Soul 7: Poetry 4 The Soul: The Black Diaries, by Alisha Rylander
[Note: This book was provided free of charge by BooksGoSocial. All thoughts and opinions are my own.]
This small collection of seven poems did not feel like a full book, but rather felt like the transcribed urban poetry of a mixtape. As someone who is both a fan of poetry  and at least an occasional poet  myself, this is certainly the sort of book I feel well qualified to write about and had some enjoyment reading. Of course, I found much to criticize in the book as well, bu t I had some enjoyment in reading it and thought that the book and especially the poet had something to offer. This particular book is part of a series of color-themed poetry books and I can see these poems being read aloud to an appreciative audience on urban radio or a somewhat edgy coffeehouse or independent bookstore. If I am not precisely the person who would most appreciate this work, the fact that I know that an audience for this book exists ought to provide some encouragement for the young poetess.
The seven poems are framed by two poems that present a paradox, or at least a tension. The first poem is a somewhat sarcastic and caustic rejection of “American Freedom” while the last poem is a heartfelt plea for a unity in diversity as “One Nation.” These ideas are somewhat in contrast, but it would indicate that while the author feels alienated from the contemporary patriotism that exists, she longs for belonging in a united nation, presumably one where she feels accepted and respected. This concern with acceptance and respect and its absence is a frequent one. “Young King” sounds like its lyrics could belong on a post-Roots early 1990’s Eddie Murphy album while “I Am Me” calls on the audience to overlook the author’s sins which have put her under unfriendly scrutiny and harsh rejection. A couple of times, the author appears to struggle with making words like trees and angels plural, using the apostrophe where it is not necessary or proper. Throughout the book the author uses all caps as a way of emphasis, which comes of as yelling in contemporary language and is a holdover from late Victorian advertising that I find both distressingly common and deeply irritating in my own reading experiences.

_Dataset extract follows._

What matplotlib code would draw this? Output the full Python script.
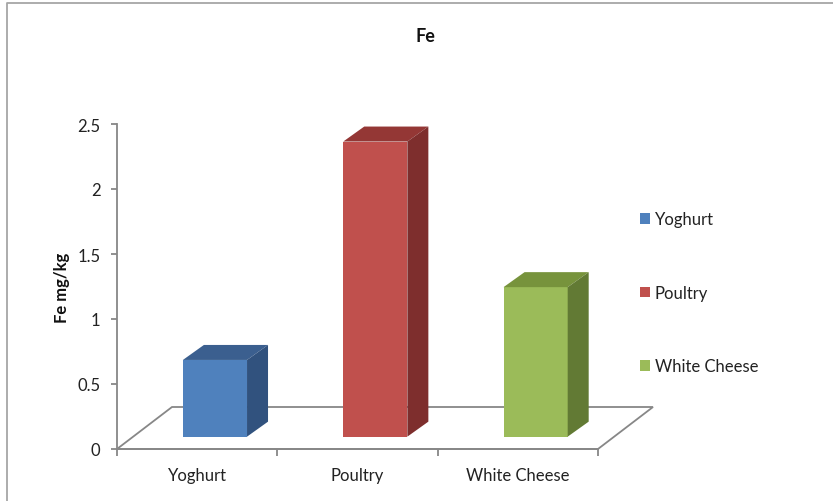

Overall, this book shows the occasional rhyming verses but relies more on New Age self-empowerment cliches and progressive social politics to deliver its message. Compared with the poetry of the author’s peers, this verses comes off rather well–I would vastly rather read these poems than read the lyrics sheets for a Future album or one by any of his legions of imitators or competitors in mumble rap. Looked at from the point of view of great poetry, these poems come off like early efforts that think they are more original than they are, a common affliction for writers, myself included. If you feel nostalgic for early Lauryn Hill or Erykah Badu poetry and enjoy your poetry flavored strongly with a leftist political worldview, you will find much to appreciate here. Even those who have a strong distaste for the religious and political worldview shown here should at least be able to give the author a few points for effort and feel the sincere hope that someday she ceases to seek a god in her own flawed image and allows God to reshape and mold her into His own image and likeness.